MORGANTOWN — Sure, Morgantown residents know Brockway Avenue as a consistently miserable driving experience and overall detriment as an entrance to the city’s downtown. 

But have they ever bothered to ask what’s going on below the surface? 

The West Virginia Division of Highways intends to do just that this summer. 

DOH District 4 Manager Mike Daley and Construction Engineer Jason Nelson said a project to rebuild approximately 1.5 miles of the road will begin in late June or early July. 

Part of that work will address “base failures,” meaning everything below the surface hastening the street’s deterioration has got to go.

“In order to repair base failures, there will be complete removal and replacement of the pavement structure down to approximately 18 inches in depth. If brick or other prior road/trolley structure materials are encountered in that area, it will be removed and replaced with the new pavement structure,” they explained. 

The Brockway Avenue (W.Va. 7) work will run from Hartman Run Road, in Sabraton, to the Walnut Street Bridge and should be completed by mid-August, according to the DOH. 

The project will also include milling, paving, drainage cleaning and replacement, guardrails and pavement markings. 

But Brockway Avenue’s problems aren’t all internal. It’s under a lot of pressure. 

Anyone who drives in Morgantown knows there is a constant parade of heavy trucks traveling W.Va. 7 — through Sabraton, around the perpetually wavy “Hogback Turn,” up Brockway Avenue and through downtown Morgantown to University Avenue. 

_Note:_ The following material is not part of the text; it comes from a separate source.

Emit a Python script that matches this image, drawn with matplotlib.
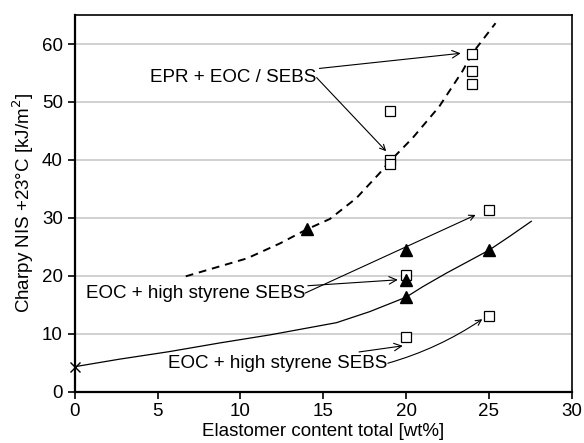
import matplotlib
matplotlib.use('Agg')
from matplotlib import pyplot as plt

plt.rcParams['font.family'] = ['Liberation Sans', 'DejaVu Sans']

# open squares
sq_x = [24, 24, 24, 19, 19, 19, 25, 20, 20, 25]
sq_y = [58.3, 55.4, 53.1, 48.5, 40.0, 39.3, 31.3, 20.1, 9.5, 13.1]

# filled triangles
tri_x = [14, 20, 20, 20, 25]
tri_y = [28.0, 24.4, 19.2, 16.3, 24.4]

# reference (neat PP)
ref_x = [0]
ref_y = [4.3]

# dashed trend
dash_x = [6.7, 10.4, 12.4, 14, 15.4, 17.0, 18.4, 19.0, 20.4, 22.0, 23.4, 24.0, 25.4]
dash_y = [19.9, 23.0, 25.6, 28.0, 29.8, 33.4, 37.7, 39.7, 43.8, 49.2, 55.3, 58.4, 63.6]

# solid trend
solid_x = [0, 2.7, 5.7, 8.75, 11.8, 15.8, 17.8, 20, 21.0, 22.4, 25, 26.25, 27.56]
solid_y = [4.3, 5.6, 6.9, 8.4, 9.8, 11.9, 13.8, 16.3, 18.1, 20.4, 24.4, 26.8, 29.4]

fig = plt.figure(figsize=(5.84, 4.43), dpi=100)
ax = fig.add_axes([0.128, 0.116, 0.851, 0.85])

ax.set_xlim(0, 30)
ax.set_ylim(0, 65)
ax.set_xticks([0, 5, 10, 15, 20, 25, 30])
ax.set_yticks([0, 10, 20, 30, 40, 50, 60])
ax.yaxis.grid(True, color='#c8c8c8', lw=1.2)
ax.set_axisbelow(True)

ax.plot(dash_x, dash_y, color='black', ls=(0, (4, 3)), lw=1.4)
ax.plot(solid_x, solid_y, color='black', lw=0.9)
ax.plot(sq_x, sq_y, ls='none', marker='s', ms=7, mfc='white', mec='black', mew=0.9)
ax.plot(tri_x, tri_y, ls='none', marker='^', ms=8, color='black')
ax.plot(ref_x, ref_y, ls='none', marker='x', ms=7, color='black', mew=1, clip_on=False)

fs = 13.5
arr = dict(arrowstyle='->', color='black', lw=0.8, shrinkA=0, shrinkB=0)
ax.annotate('EPR + EOC / SEBS', xy=(23.3, 58.4), xytext=(14.6, 54.2),
            ha='right', va='center', fontsize=fs, arrowprops=arr)
ax.annotate('', xy=(18.8, 41.5), xytext=(14.6, 54.2), arrowprops=arr)

ax.annotate('EOC + high styrene SEBS', xy=(19.5, 19.3), xytext=(13.9, 17.0),
            ha='right', va='center', fontsize=fs, arrowprops=arr)
ax.annotate('', xy=(24.2, 30.5), xytext=(13.9, 17.0), arrowprops=arr)

ax.annotate('EOC + high styrene SEBS', xy=(19.8, 7.9), xytext=(18.9, 4.9),
            ha='right', va='center', fontsize=fs, arrowprops=arr)
ax.annotate('', xy=(24.6, 12.5), xytext=(18.9, 4.9),
            arrowprops=dict(arr, connectionstyle='arc3,rad=0.08'))

for s in ['left', 'bottom']:
    ax.spines[s].set_linewidth(1.6)
for s in ['top', 'right']:
    ax.spines[s].set_linewidth(1.2)
ax.tick_params(direction='out', length=5, width=1.2, labelsize=fs)

ax.set_xlabel('Elastomer content total [wt%]', fontsize=fs, labelpad=2)
ax.set_ylabel('Charpy NIS +23°C [kJ/m$^2$]', fontsize=fs, labelpad=4)

plt.savefig('out.png', dpi=100)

Local policy makers have insisted an improved Green Bag Road could be the solution, providing an alternative route that would allow trucks to bypass the city center. 

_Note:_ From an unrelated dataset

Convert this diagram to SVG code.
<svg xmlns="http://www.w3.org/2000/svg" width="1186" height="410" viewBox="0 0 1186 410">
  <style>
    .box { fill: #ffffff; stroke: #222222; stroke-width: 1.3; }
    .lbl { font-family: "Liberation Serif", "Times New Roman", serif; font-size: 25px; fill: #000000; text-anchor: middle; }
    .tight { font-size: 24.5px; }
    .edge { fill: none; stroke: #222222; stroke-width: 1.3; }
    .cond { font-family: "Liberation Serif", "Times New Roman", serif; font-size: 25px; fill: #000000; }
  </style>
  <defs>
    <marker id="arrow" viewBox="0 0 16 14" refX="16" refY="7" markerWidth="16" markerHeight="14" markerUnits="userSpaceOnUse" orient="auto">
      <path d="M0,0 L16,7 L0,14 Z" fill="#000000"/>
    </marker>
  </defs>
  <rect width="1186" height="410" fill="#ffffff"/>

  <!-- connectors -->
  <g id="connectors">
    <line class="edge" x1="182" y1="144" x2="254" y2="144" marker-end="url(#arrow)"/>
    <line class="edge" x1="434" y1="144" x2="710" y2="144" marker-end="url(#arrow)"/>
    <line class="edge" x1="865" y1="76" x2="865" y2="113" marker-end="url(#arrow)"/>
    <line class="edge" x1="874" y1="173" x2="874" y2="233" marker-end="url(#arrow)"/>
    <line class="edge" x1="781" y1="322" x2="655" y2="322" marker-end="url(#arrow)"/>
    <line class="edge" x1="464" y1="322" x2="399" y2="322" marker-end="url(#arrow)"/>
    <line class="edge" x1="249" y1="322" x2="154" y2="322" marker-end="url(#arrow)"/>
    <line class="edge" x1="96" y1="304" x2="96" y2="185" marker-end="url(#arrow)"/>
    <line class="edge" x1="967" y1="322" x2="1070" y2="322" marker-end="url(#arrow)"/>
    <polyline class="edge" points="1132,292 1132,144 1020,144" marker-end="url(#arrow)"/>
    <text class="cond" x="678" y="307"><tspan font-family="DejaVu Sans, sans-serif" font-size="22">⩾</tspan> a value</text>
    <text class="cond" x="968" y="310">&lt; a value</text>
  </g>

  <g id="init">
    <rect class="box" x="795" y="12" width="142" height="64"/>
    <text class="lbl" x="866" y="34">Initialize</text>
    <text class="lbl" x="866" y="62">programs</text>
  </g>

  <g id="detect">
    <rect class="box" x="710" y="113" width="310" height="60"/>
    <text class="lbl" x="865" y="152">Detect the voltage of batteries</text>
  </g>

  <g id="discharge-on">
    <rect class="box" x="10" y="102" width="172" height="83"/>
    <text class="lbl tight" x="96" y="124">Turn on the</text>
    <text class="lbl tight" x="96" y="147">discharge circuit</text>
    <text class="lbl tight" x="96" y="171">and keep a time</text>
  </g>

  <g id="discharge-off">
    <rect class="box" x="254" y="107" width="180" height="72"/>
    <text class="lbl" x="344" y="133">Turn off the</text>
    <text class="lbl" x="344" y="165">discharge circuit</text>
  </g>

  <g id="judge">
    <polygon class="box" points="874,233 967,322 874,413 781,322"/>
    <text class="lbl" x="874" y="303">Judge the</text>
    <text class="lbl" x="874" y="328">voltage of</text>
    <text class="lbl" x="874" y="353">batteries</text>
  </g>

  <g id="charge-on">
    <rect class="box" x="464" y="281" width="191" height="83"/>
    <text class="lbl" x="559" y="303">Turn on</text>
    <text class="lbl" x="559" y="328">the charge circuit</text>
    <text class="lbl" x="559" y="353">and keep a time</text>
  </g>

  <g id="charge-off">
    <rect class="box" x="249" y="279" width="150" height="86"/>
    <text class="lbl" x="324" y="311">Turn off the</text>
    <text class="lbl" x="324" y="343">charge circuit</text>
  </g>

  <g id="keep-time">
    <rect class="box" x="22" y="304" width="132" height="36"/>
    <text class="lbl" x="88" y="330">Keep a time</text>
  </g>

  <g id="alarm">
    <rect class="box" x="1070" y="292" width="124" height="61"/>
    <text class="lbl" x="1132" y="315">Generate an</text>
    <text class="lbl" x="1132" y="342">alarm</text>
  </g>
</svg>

Now, after years in project purgatory, the DOH says it’s ready to move on that project in the coming months. 

It will impact 1.65 miles of Green Bag Road between Napa Auto Parts and Aarons Creek Road and will include a widening of Green Bag Road as well as roundabouts at the intersections of Green Bag Road and Mississippi Street and Green Bag Road and Kingwood Pike/Dorsey Avenue. It will also add various pedestrian and stormwater upgrades to the area. 

“The design for the project is expected to be completed by early spring 2024 and dirt could begin to move by late winter 2024 or spring 2025,” DOH Highway Engineer Associate Chad Lowther told The Dominion Post in March. “Traffic will be handled with a combination of flaggers, temporary signals and temporary road closures. The projected detour will be two weeks long using Kingwood Pike, Summer School Road and W.Va. 7.” 

The project is estimated at $19 million — including $16 million in intersection construction in fiscal year 2025, which begins July 1. 

Plans are also currently in the works for Green Bag Phase II, which will essentially address the rest of the road — from Mississippi to Don Knotts Boulevard (including the intersection) on one end, and from Lucky Lane to Deckers Creek Boulevard on the other. 

Phase II is listed at just over $12.4 million.